Shadows of Rome—an appreciation

Total
5 out of 5 stars
Ejecución
4 out of 5 stars
Historia
5 out of 5 stars

Revisado: 04-01-25

Reading like a novel, this many-faceted memoir courses through the last hundred years weaving the saga of a family with roots on both sides of the Atlantic. Its scion, the author David Downie, opens this singular tale searching the cemetery of a remote village in northern Italy, for the elusive tomb of his maternal grandfather, Alessandro Anzi. We learn that he had been a highly successful, larger-than-life figure, amassing a fortune then squandering it at gambling tables in Montecarlo. During World War I, he commanded a frontline detachment in the Alps. There, in the midst of brutal warfare, his aide-de-camp Alfredo invented Fettuccine Alfredo.

A few pages and a half-century later, we race up and down the hills of San Francisco with Alessandro’s effervescent daughter Romana, Downie’s mother. She’s at the wheel of a two-seater convertible, top down, radio blaring, her three young sons packed in, ecstatic as they fly along at twice the “stupid American” speed limit.

How did this free-spirited, quintessentially Mediterranean woman make a life on the laid-back coast of California?
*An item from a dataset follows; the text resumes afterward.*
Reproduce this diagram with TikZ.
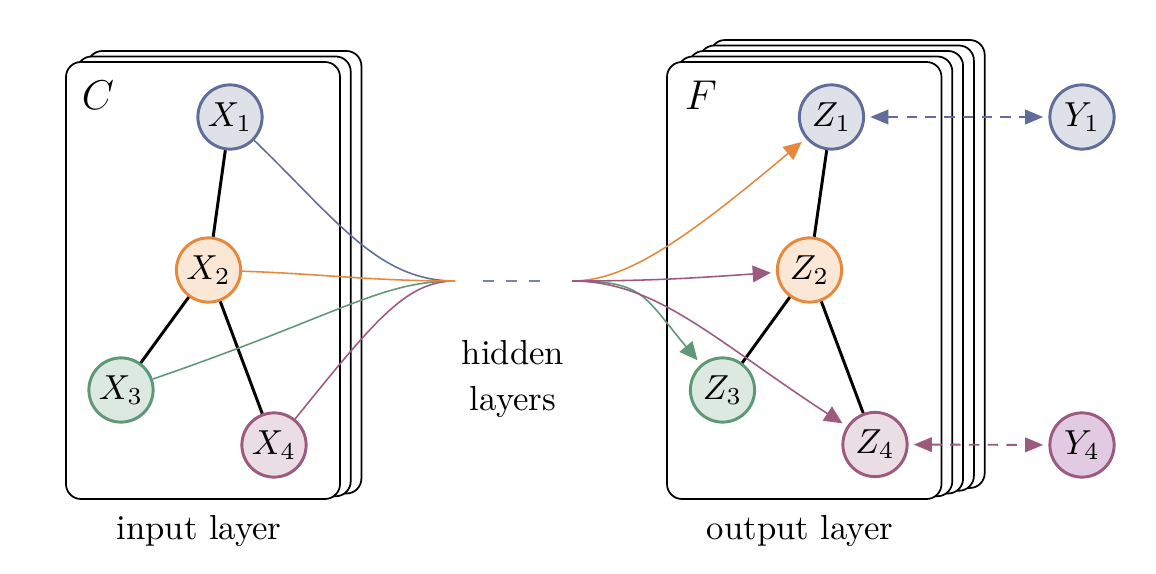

Downie recounts the wartime origins of a seemingly fated love story. A sobersided midwestern GI falls hard for a bewitching young artist barely out of her teens (see the book cover.) Their paths cross in Rome, her newly liberated hometown, in 1944. He, a newspaper man from Kansas and she, an art instructor covertly carrying messages for the Italian Resistance. Both have been in combat; both have risked and have witnessed death. But when they meet at an art class for American soldiers, the seeds of their life together are sown.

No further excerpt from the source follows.